Each GPU system unit developed by Udutech costs under US$150,000, making it accessible to banks, telecom operators, and philanthropic organizations that can combine as many of these as they want.
Tsado noted that philanthropic groups are helping to subsidize access for universities and early-stage innovators, while banks and funded startups are showing strong interest in setting up GPU hubs as shared resources.
Demand, he added, is growing fastest in South Africa, Nigeria, Kenya, Ghana, and Uganda.
“The African AI we’re building is about access not super intelligence. We have enough energy for small systems that can transform life even for the poorest African,” he added.

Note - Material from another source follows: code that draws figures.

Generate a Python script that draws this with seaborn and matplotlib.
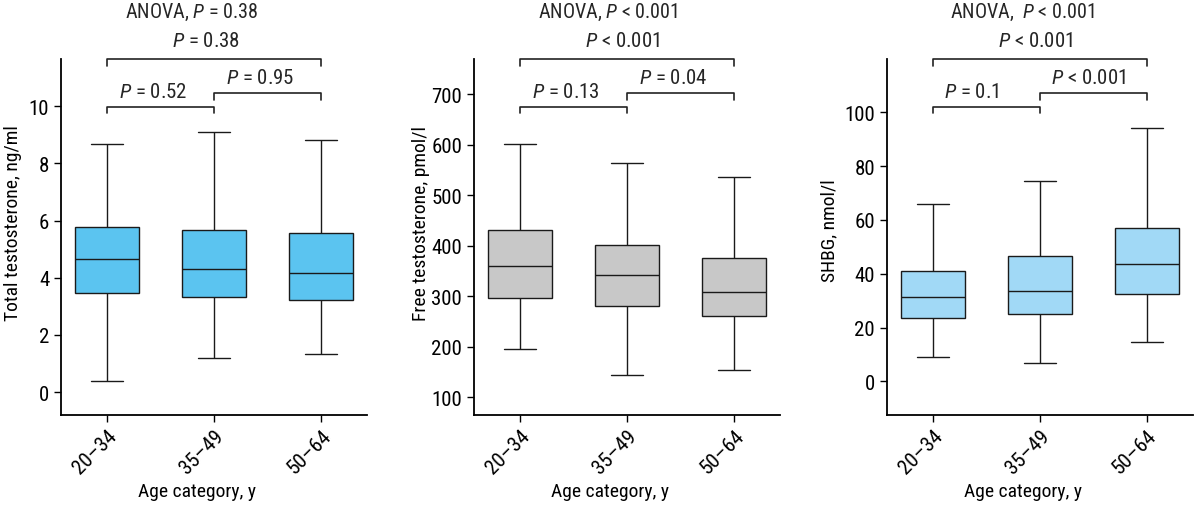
import numpy as np
import pandas as pd
import seaborn as sns
import matplotlib.pyplot as plt
from matplotlib import transforms

age_groups = ["20–34", "35–49", "50–64"]

# box stats per age group: lower whisker, Q1, median, Q3, upper whisker
total_low = [0.40, 1.18, 1.34]
total_q1 = [3.46, 3.33, 3.22]
total_med = [4.67, 4.32, 4.18]
total_q3 = [5.77, 5.68, 5.58]
total_high = [8.68, 9.08, 8.82]

free_low = [196, 145, 155]
free_q1 = [297, 281, 262]
free_med = [360, 343, 308]
free_q3 = [432, 402, 375]
free_high = [601, 564, 537]

shbg_low = [8.9, 6.7, 14.6]
shbg_q1 = [23.5, 25.0, 32.3]
shbg_med = [31.2, 33.5, 43.5]
shbg_q3 = [40.9, 46.5, 57.0]
shbg_high = [65.8, 74.5, 94.0]

ylabels = ["Total testosterone, ng/ml", "Free testosterone, pmol/l", "SHBG, nmol/l"]
anova_labels = ["ANOVA, $P$ = 0.38", "ANOVA, $P$ < 0.001", "ANOVA,  $P$ < 0.001"]
p_01 = ["$P$ = 0.52", "$P$ = 0.13", "$P$ = 0.1"]
p_12 = ["$P$ = 0.95", "$P$ = 0.04", "$P$ < 0.001"]
p_02 = ["$P$ = 0.38", "$P$ < 0.001", "$P$ < 0.001"]

colors = ["#5bc4f0", "#c8c8c8", "#a1d9f6"]
ylims = [(-0.8, 11.65), (65, 770), (-12.5, 119.8)]
yticks = [np.arange(0, 11, 2), np.arange(100, 701, 100), np.arange(0, 101, 20)]
ylabel_pos = [(-0.127, 0.543), (-0.143, 0.541), (-0.159, 0.522)]


def box_frame(low, q1, med, q3, high):
    # five values per group -> quartiles land exactly on q1/med/q3
    rows = []
    for g, vals in zip(age_groups, zip(low, q1, med, q3, high)):
        for v in vals:
            rows.append((g, v))
    return pd.DataFrame(rows, columns=["age", "value"])


frames = [
    box_frame(total_low, total_q1, total_med, total_q3, total_high),
    box_frame(free_low, free_q1, free_med, free_q3, free_high),
    box_frame(shbg_low, shbg_q1, shbg_med, shbg_q3, shbg_high),
]

sns.set_style("ticks")
plt.rcParams["font.family"] = ["Roboto Condensed", "Archivo Narrow", "DejaVu Sans"]
plt.rcParams["mathtext.fontset"] = "custom"
plt.rcParams["mathtext.it"] = "Roboto Condensed:italic"
plt.rcParams["mathtext.rm"] = "Roboto Condensed"

fig = plt.figure(figsize=(11.94, 5.06), dpi=100)
lefts = [61, 474, 886.7]
W, H = 1194, 506

for i in range(3):
    ax = fig.add_axes([lefts[i] / W, 1 - 416 / H, 306 / W, 356 / H])
    sns.boxplot(data=frames[i], x="age", y="value", order=age_groups,
                color=colors[i], saturation=1, whis=(0, 100), width=0.6,
                linecolor="#1a1a1a", linewidth=1.0, showfliers=False, ax=ax)
    ax.set_xlim(-0.43, 2.43)
    ax.set_ylim(*ylims[i])
    ax.set_yticks(yticks[i])
    sns.despine(ax=ax)
    for s in ["left", "bottom"]:
        ax.spines[s].set_linewidth(1.3)
        ax.spines[s].set_color("black")
    ax.tick_params(axis="both", labelsize=15, length=5, width=1, color="black",
                   labelcolor="black")
    ax.tick_params(axis="x", pad=3)
    for lab in ax.get_xticklabels():
        lab.set_rotation(45)
        lab.set_ha("right")
        lab.set_va("top")
        lab.set_rotation_mode("anchor")
    ax.set_ylabel(ylabels[i], fontsize=14, color="black")
    ax.yaxis.set_label_coords(*ylabel_pos[i])
    ax.set_xlabel("Age category, y", fontsize=14, color="black")
    ax.xaxis.set_label_coords(0.444, -0.213)
    ax.xaxis.label.set_va("center")

    trans = transforms.blended_transform_factory(ax.transData, ax.transAxes)
    d = 0.019
    for (x0, x1, yb, txt) in [(0, 1, 0.866, p_01[i]), (1, 2, 0.904, p_12[i])]:
        ax.plot([x0, x0, x1, x1], [yb - d, yb, yb, yb - d], transform=trans,
                color="#222222", lw=1.2, clip_on=False)
        ax.text(x0 + 0.11, yb + 0.043, txt, transform=trans, ha="left",
                va="center", fontsize=15)
    ax.plot([0, 0, 2, 2], [1 - d, 1, 1, 1 - d], transform=trans,
            color="#222222", lw=1.2, clip_on=False)
    ax.text(0.61, 1.051, p_02[i], transform=trans, ha="left", va="center", fontsize=15)
    ax.text(0.165, 1.135, anova_labels[i], transform=trans, ha="left",
            va="center", fontsize=14.5)

fig.savefig("out.png", dpi=100)
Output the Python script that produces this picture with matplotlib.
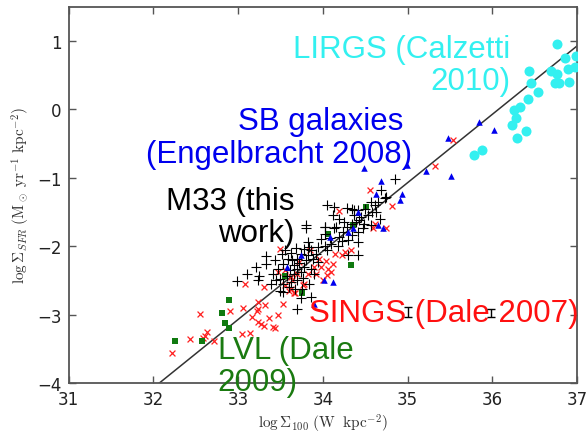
import matplotlib
matplotlib.use("Agg")
import matplotlib.pyplot as plt
import numpy as np

plt.rcParams['mathtext.fontset'] = 'cm'

# ---------------- data ----------------
m33_x = [34.85, 34.69, 34.73, 34.57, 34.65, 34.53, 34.63, 34.67, 34.41, 34.34, 34.28, 34.13,
         34.37, 34.43, 34.49, 34.57, 34.02, 33.80, 34.13, 34.24, 34.34, 34.19, 34.30, 34.41,
         34.10, 34.02, 33.94, 33.84, 33.78, 33.86, 33.92, 33.82, 33.74, 33.70, 33.59, 33.33,
         33.33, 33.53, 33.66, 33.78, 33.74, 33.61, 33.11, 33.25, 32.99, 33.49, 33.53, 33.62,
         33.70, 33.49, 33.53, 33.74, 33.86, 33.69, 34.12, 34.34, 34.02, 33.98, 33.94, 33.86,
         33.82, 34.30, 34.41, 34.75, 34.61, 34.05, 34.37, 34.45, 34.39, 34.28, 34.16, 34.47,
         34.41, 33.21, 33.23, 33.41, 33.47, 33.39, 33.45, 33.55, 33.62, 33.68, 33.72, 33.80,
         33.88, 33.66, 33.58, 33.76, 33.70, 33.64, 33.90, 33.44, 33.52, 33.60, 33.67, 33.75,
         33.84, 34.05, 34.18, 34.22, 34.08, 34.25, 34.19, 34.50, 34.58, 33.80, 34.02]
m33_y = [-1.02, -1.18, -1.30, -1.35, -1.35, -1.55, -1.50, -1.60, -1.47, -1.45, -1.44, -1.42,
         -1.55, -1.62, -1.67, -1.69, -1.72, -1.73, -1.74, -1.79, -1.84, -1.86, -1.91, -1.94,
         -1.96, -1.99, -2.01, -2.01, -2.04, -2.06, -2.12, -2.13, -2.11, -2.18, -2.18, -2.14,
         -2.26, -2.26, -2.28, -2.30, -2.38, -2.35, -2.40, -2.43, -2.51, -2.48, -2.55, -2.52,
         -2.50, -2.65, -2.67, -2.76, -2.74, -2.92, -1.55, -1.67, -1.82, -1.89, -2.23, -2.33,
         -1.94, -2.13, -2.13, -1.28, -1.40, -1.39, -1.47, -1.57, -1.64, -1.72, -1.72, -1.74,
         -1.79, -2.30, -2.50, -2.40, -2.33, -2.55, -2.50, -2.05, -2.10, -2.02, -2.24, -2.20,
         -2.18, -2.40, -2.44, -2.46, -2.33, -2.20, -2.40, -2.20, -2.12, -2.60, -2.62, -2.62,
         -2.55, -2.05, -2.00, -1.93, -1.88, -1.65, -1.60, -1.45, -1.50, -1.69, -1.72]

sings_x = [33.08, 32.55, 32.91, 33.06, 33.16, 33.22, 33.24, 32.63, 32.61, 32.43, 32.58, 32.71,
           33.04, 33.14, 32.22, 33.23, 33.32, 33.24, 33.27, 33.30, 33.41, 33.47, 33.53, 33.66,
           33.55, 33.37, 33.43, 33.62, 33.49, 33.31, 33.64, 33.60, 33.92, 34.00, 33.78, 33.72,
           34.55, 34.81, 34.75, 34.19, 34.22, 34.12, 34.06, 33.90, 33.82, 33.62, 33.47, 33.76,
           33.67, 33.96, 34.04, 34.14, 34.26, 34.33, 34.61, 34.59, 35.53, 35.32, 33.85, 34.05,
           33.98, 34.10, 33.70, 33.55]
sings_y = [-2.55, -2.99, -2.95, -2.90, -3.04, -2.95, -3.10, -3.25, -3.31, -3.35, -3.34, -3.39,
           -3.28, -3.27, -3.56, -2.81, -2.86, -2.91, -3.13, -3.17, -3.18, -3.00, -2.84, -2.69,
           -2.57, -3.05, -3.20, -2.62, -2.04, -2.60, -2.50, -2.65, -2.40, -2.50, -2.55, -2.23,
           -1.18, -1.41, -1.74, -1.48, -2.13, -2.26, -2.33, -2.30, -2.40, -2.45, -2.38, -2.57,
           -2.69, -2.18, -2.21, -2.11, -2.08, -2.05, -1.68, -1.74, -0.44, -0.82, -2.05, -2.42,
           -2.30, -2.38, -2.40, -2.35]

sb_x = [35.84, 36.02, 35.47, 35.22, 35.51, 34.99, 34.93, 34.49, 34.68, 34.63, 34.91, 34.41,
        34.65, 34.35, 34.30, 34.08, 33.74, 33.58, 34.01, 34.12, 33.90, 34.71]
sb_y = [-0.18, -0.30, -0.41, -0.90, -0.98, -0.81, -1.23, -0.86, -1.05, -1.24, -1.33, -1.50,
        -1.69, -1.74, -1.79, -1.86, -2.13, -2.30, -2.49, -2.52, -2.84, -1.74]

lvl_x = [32.89, 32.81, 32.84, 32.89, 32.26, 32.57, 33.75, 34.51, 34.36, 34.06, 34.33, 33.55]
lvl_y = [-2.79, -2.97, -3.12, -3.20, -3.39, -3.39, -2.68, -1.42, -1.69, -1.82, -2.27, -2.43]

lirg_x = [36.76, 36.43, 36.69, 36.76, 36.86, 36.89, 36.74, 36.78, 36.90, 36.45, 36.54, 36.42,
          36.33, 36.26, 36.28, 36.23, 36.40, 36.29, 35.88, 35.78, 36.97, 36.98]
lirg_y = [0.96, 0.56, 0.56, 0.52, 0.75, 0.59, 0.38, 0.39, 0.40, 0.39, 0.26, 0.15,
          0.04, -0.01, -0.13, -0.22, -0.32, -0.42, -0.60, -0.67, 0.62, 0.78]

err_x = [35.00, 35.98]
err_y = [-2.96, -2.97]
err_dy = [0.07, 0.06]

fit_x = [31.0, 37.0]
fit_offset = 36.07  # y = x - offset

# ---------------- figure ----------------
fig = plt.figure(figsize=(5.86, 4.35), dpi=100)
ax = fig.add_axes([0.117, 0.117, 0.868, 0.865])

ax.plot(fit_x, [v - fit_offset for v in fit_x], color='#333333', lw=1.1, zorder=2)

ax.scatter(lirg_x, lirg_y, s=52, color='#33f0f0', marker='o', zorder=3, linewidths=0)
ax.scatter(sings_x, sings_y, s=18, color='#ff2020', marker='x', linewidths=0.9, zorder=3)
ax.scatter(lvl_x, lvl_y, s=22, color='#107a10', marker='s', linewidths=0, zorder=4)
ax.scatter(m33_x, m33_y, s=45, color='black', marker='+', linewidths=0.8, zorder=4)
ax.scatter(sb_x, sb_y, s=22, color='#0000ee', marker='^', linewidths=0, zorder=5)

ax.errorbar(err_x, err_y, yerr=err_dy, fmt='none', ecolor='black', elinewidth=1,
            capsize=3, capthick=1, zorder=8)

ax.set_xlim(31, 37)
ax.set_ylim(-4, 1.5)
ax.set_xticks([31, 32, 33, 34, 35, 36, 37])
ax.set_yticks([-4, -3, -2, -1, 0, 1])
ax.set_yticklabels(['\u22124', '\u22123', '\u22122', '\u22121', '0', '1'])

for sp in ax.spines.values():
    sp.set_color('#555555')
    sp.set_linewidth(1.3)
ax.tick_params(direction='in', top=True, right=True, length=5, width=1,
               color='#555555', labelsize=12, labelcolor='#222222', pad=5)

ax.set_xlabel(r'$\log\Sigma_{100}\;(\mathrm{W\ \ kpc^{-2}})$', fontsize=11, color='#333333',
              labelpad=3)
ax.set_ylabel(r'$\log\Sigma_{SFR}\;(\mathrm{M_\odot\ yr^{-1}\ kpc^{-2}})$', fontsize=11,
              color='#333333', labelpad=4)

tk = dict(fontsize=22.5, family='Liberation Sans', clip_on=False, zorder=7)
ax.text(36.21, 0.65, 'LIRGS (Calzetti\n2010)', color='#33f0f0', ha='right', va='center',
        multialignment='right', linespacing=1.1, **tk)
ax.text(35.05, -0.41, 'SB galaxies \n(Engelbracht 2008)', color='#0000ee', ha='right',
        va='center', multialignment='right', linespacing=1.1, **tk)
ax.text(33.67, -1.57, 'M33 (this\nwork)', color='black', ha='right', va='center',
        multialignment='right', linespacing=1.1, **tk)
ax.text(37.02, -2.98, 'SINGS (Dale 2007)', color='#ff1010', ha='right', va='center', **tk)
ax.text(32.76, -3.75, 'LVL (Dale\n2009)', color='#1a7a10', ha='left', va='center',
        multialignment='left', linespacing=1.1, **tk)

fig.savefig('out.png', dpi=100)
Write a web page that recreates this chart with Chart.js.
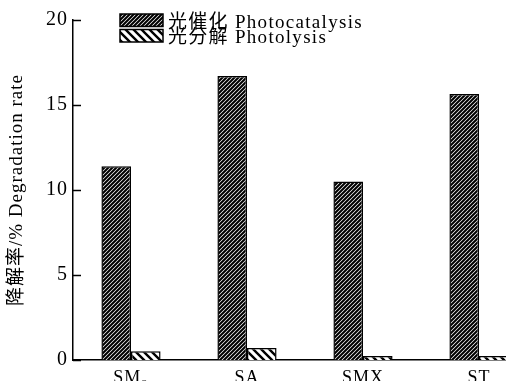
<!DOCTYPE html>
<html><head><meta charset="utf-8">
<script src="https://cdn.jsdelivr.net/npm/chart.js@4/dist/chart.umd.min.js"></script>
<style>html,body{margin:0;padding:0;background:#fff;overflow:hidden;width:506px;height:381px}#w{width:540px;height:381px}</style>
</head><body><div id="w"><canvas id="c" width="540" height="381"></canvas></div>
<script>
const categories = ['SM₂', 'SA', 'SMX', 'ST'];
const photocatalysis = [11.4, 16.7, 10.5, 15.65];
const photolysis = [0.52, 0.7, 0.23, 0.23];
const seriesNames = ['光催化 Photocatalysis', '光分解 Photolysis'];
const yTicks = [0, 5, 10, 15, 20];
const yTitle = '降解率/% Degradation rate';

const FONT = '"Liberation Serif", "Noto Sans CJK SC", serif';

function hatch(spacing, lw, dir) {
  const t = document.createElement('canvas');
  t.width = spacing; t.height = spacing;
  const g = t.getContext('2d');
  g.fillStyle = '#fff'; g.fillRect(0, 0, spacing, spacing);
  g.strokeStyle = '#000'; g.lineWidth = lw; g.lineCap = 'square';
  g.beginPath();
  if (dir > 0) {
    g.moveTo(-1, spacing + 1); g.lineTo(spacing + 1, -1);
    g.moveTo(-1, 1); g.lineTo(1, -1);
    g.moveTo(spacing - 1, spacing + 1); g.lineTo(spacing + 1, spacing - 1);
  } else {
    g.moveTo(-1, -1); g.lineTo(spacing + 1, spacing + 1);
    g.moveTo(spacing - 1, -1); g.lineTo(spacing + 1, 1);
    g.moveTo(-1, spacing - 1); g.lineTo(1, spacing + 1);
  }
  g.stroke();
  return g.createPattern(t, 'repeat');
}
const pat1 = hatch(4, 2.1, 1);
const pat2 = hatch(8, 2.4, -1);

const decor = {
  id: 'decor',
  beforeDraw(chart) { chart.ctx.letterSpacing = '1px'; },
  afterDraw(chart) {
    const ctx = chart.ctx, y = chart.scales.y, a = chart.chartArea;
    ctx.save();
    ctx.strokeStyle = '#000'; ctx.lineWidth = 1.5;
    yTicks.forEach(v => {
      const p = Math.round(y.getPixelForValue(v)) + 0.5;
      ctx.beginPath(); ctx.moveTo(a.left, p); ctx.lineTo(a.left + 8, p); ctx.stroke();
    });
    // legend
    const items = [[pat1, seriesNames[0]], [pat2, seriesNames[1]]];
    items.forEach((it, i) => {
      const bx = 120, by = 14 + i * 15.5, bw = 43, bh = 12.5;
      ctx.fillStyle = it[0]; ctx.fillRect(bx, by, bw, bh);
      ctx.lineWidth = 1.5; ctx.strokeStyle = '#000'; ctx.strokeRect(bx, by, bw, bh);
      ctx.fillStyle = '#000'; ctx.font = '19px ' + FONT;
      ctx.letterSpacing = '1.3px';
      ctx.textBaseline = 'middle'; ctx.textAlign = 'left';
      ctx.fillText(it[1], 168, by + bh / 2 + 2.5);
    });
    ctx.restore();
    ctx.letterSpacing = '0px';
  }
};

new Chart(document.getElementById('c'), {
  type: 'bar',
  data: {
    labels: categories,
    datasets: [
      { label: seriesNames[0], data: photocatalysis, backgroundColor: pat1, borderColor: '#000', borderWidth: 1.5, borderSkipped: 'bottom' },
      { label: seriesNames[1], data: photolysis, backgroundColor: pat2, borderColor: '#000', borderWidth: 1.5, borderSkipped: 'bottom' }
    ]
  },
  options: {
    responsive: false, animation: false,
    layout: { padding: { left: 0, top: 20, right: 3, bottom: 0 } },
    categoryPercentage: 0.51, barPercentage: 1,
    plugins: { legend: { display: false }, tooltip: { enabled: false } },
    scales: {
      x: {
        grid: { display: false, drawTicks: false },
        border: { display: true, color: '#000', width: 1.5 },
        ticks: { color: '#000', font: { family: FONT, size: 18 }, padding: 7, maxRotation: 0 },
        afterFit(s) { s.height = 21; }
      },
      y: {
        min: 0, max: 20,
        afterBuildTicks(s) { s.ticks = yTicks.map(v => ({ value: v })); },
        grid: { display: false, drawTicks: false },
        border: { display: true, color: '#000', width: 1.5 },
        ticks: { color: '#000', font: { family: FONT, size: 20 }, padding: 5 },
        title: { display: true, text: yTitle, color: '#000', font: { family: FONT, size: 19 }, padding: { top: 6, bottom: 0 } },
        afterFit(s) { s.width = 73; }
      }
    }
  },
  plugins: [decor]
});
</script></body></html>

Tsado envisions nurturing up to 1,000 AI builders, a new generation of young African developers, data scientists, and policymakers, to design AI ecosystems that reflect the continent’s unique realities, cultures, and languages.
His goal is to enable these innovators to build digital infrastructure that will drive inclusion and innovation big enough to significantly cut down poverty across Africa.
“If we continue being consumers, the number of people living in poverty will double by 2050.But if we build infrastructure and access, like China and India did, we can reverse that,” he said.
The World Bank shares a similar outlook, with its latest projections showing that the number of people living in extreme poverty worldwide fell from about 2.3 billion in 1990 to around 831 million in 2025.
The sharp decline, the Bank notes, was driven largely by broad-based economic growth in East and South Asia.
However, it warns that poverty has become increasingly concentrated in Sub-Saharan Africa and in regions affected by conflict and fragility.
“Although a necessary condition, economic growth is not enough to break the cycle of poverty. Stronger investments in infrastructure, human capital, and institutions are essential for people to climb the socioeconomic ladder and escape extreme poverty,” said the World Bank.